Tel est ce que souligne M. François Bourguignon, dans son rapport précité 12 ( * ) du Conseil d'analyse économique publié en 1998. En effet, « en France, Allemagne et Suède les contributions ou prestations de sécurité sociale représentent environ 20 % du PIB alors que ce taux est inférieur à 10 % [aux Etats-Unis, au Royaume-Uni et au Japon]. (...) On aboutit donc à une conclusion d'importance : la plus grande partie de l'écart entre les taux de prélèvement obligatoire entre pays développés s'explique par la couverture différente des systèmes d'assurance sociale. Plus exactement, étant donnée la substituabilité évidente entre systèmes privés et publics d'assurance, on peut dire qu'une grande partie des différences du taux de prélèvement obligatoire entre pays s'explique par les parts différentes des secteurs publics et privés dans l'assurance vieillesse et l'assurance maladie. Aux États-Unis, par exemple, les contributions des employeurs à des fonds de retraite privés représentent 7 % du PIB, soit la moitié de la différence de taux de prélèvement obligatoire par rapport à l'Allemagne et la France. L'écart diminue encore et tend à disparaître lorsque l'on inclut les contributions des salariés et employeurs aux systèmes privés d'assurance-maladie. Faute de place, on ne peut entrer ici dans le détail, mais on aboutirait à des conclusions similaires en examinant le cas du Royaume-Uni et du Japon ».

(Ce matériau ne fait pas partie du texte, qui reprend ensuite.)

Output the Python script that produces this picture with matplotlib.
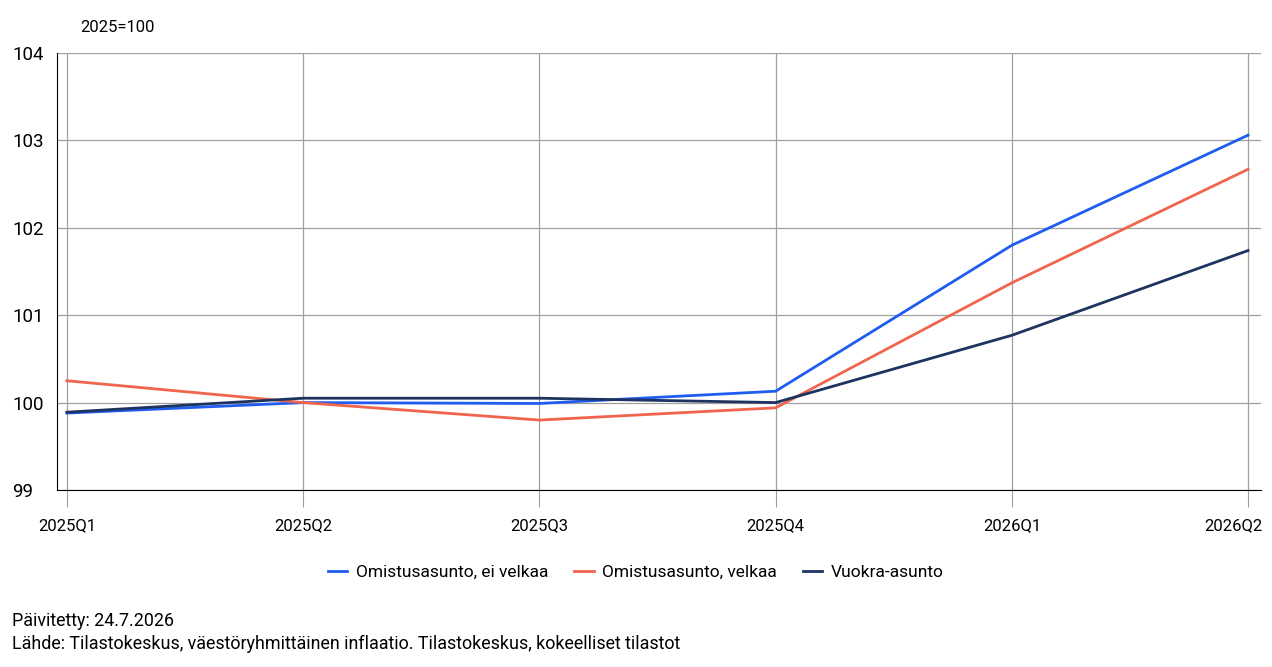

Si le détail de cette analyse a pu être contesté 13 ( * ) , il est en revanche indiscutable que, hors prélèvements sociaux, les recettes des administrations publiques représentent des parts du PIB assez proches en France et aux Etats-Unis, comme l'indique le graphique ci-après.

Les recettes courantes des administrations publiques en France et aux Etats-Unis

(en points de PIB)

Source : OCDE

Ainsi, en 2005, les recettes courantes des administrations publiques ont été de 49,9 % du PIB en France et de 32,6 % du PIB aux Etats-Unis, ce qui représente un écart de 17,3 points de PIB. En revanche, hors contributions de sécurité sociale, ces taux ont été de respectivement 31,7 points de PIB et 25,7 points de PIB, soit un écart de seulement 6 points de PIB.

On arrive à un résultat analogue, bien que moins marqué, si l'on raisonne en fonction non des recettes publiques, mais des dépenses publiques. Ainsi, les dépenses courantes des administrations publiques ont été en 2005 de 52,1 points de PIB en France et de 35,2 points de PIB aux Etats-Unis, ce qui correspond à un écart de 17 points de PIB. Cependant, hors dépenses de sécurité sociale, les dépenses courantes ont été de 34,2 points de PIB en France et 23,3 points de PIB aux Etats-Unis, ce qui correspond à un écart de seulement 10,9 points de PIB.

Les dépenses courantes des administrations publiques en France et aux Etats-Unis

(en points de PIB)

Source : OCDE

* 10 Conseil d'analyse économique, « Fiscalité et redistribution », rapport n° 11, novembre 1998.

* 11 Comme le souligne le gouvernement dans son rapport relatif aux prélèvements obligatoires et à leur évolution, « les prélèvements obligatoires relèvent de conventions comptables qui ne convergent pas d'un pays à l'autre. A l'échelon international, des groupes de travail se réunissant sous l'égide de l'OCDE (groupe de travail n°2) et d'Eurostat (NAWP) s'attachent à décrire les différentes mesures possibles du taux de PO et s'efforcent de converger vers une définition commune entre les Etats de la notion de prélèvement obligatoire ».

* 12 « Fiscalité et redistribution », rapport n° 11, novembre 1998.

* 13 Notamment par M. Bernard Zimmern dans « Les profiteurs de l'Etat » (Plon, 2000). En 1994, le taux de prélèvements obligatoires a été de 44,7 % en France et 30,4 % aux Etats-Unis, ce qui représentait un écart de 14,3 points. M. Zimmern considérait que si l'on raisonnait à périmètre égal, l'écart ne tendait pas à disparaître, mais demeurait de 8,5 points de PIB, soit plus de la moitié de l'écart de taux de prélèvements obligatoires.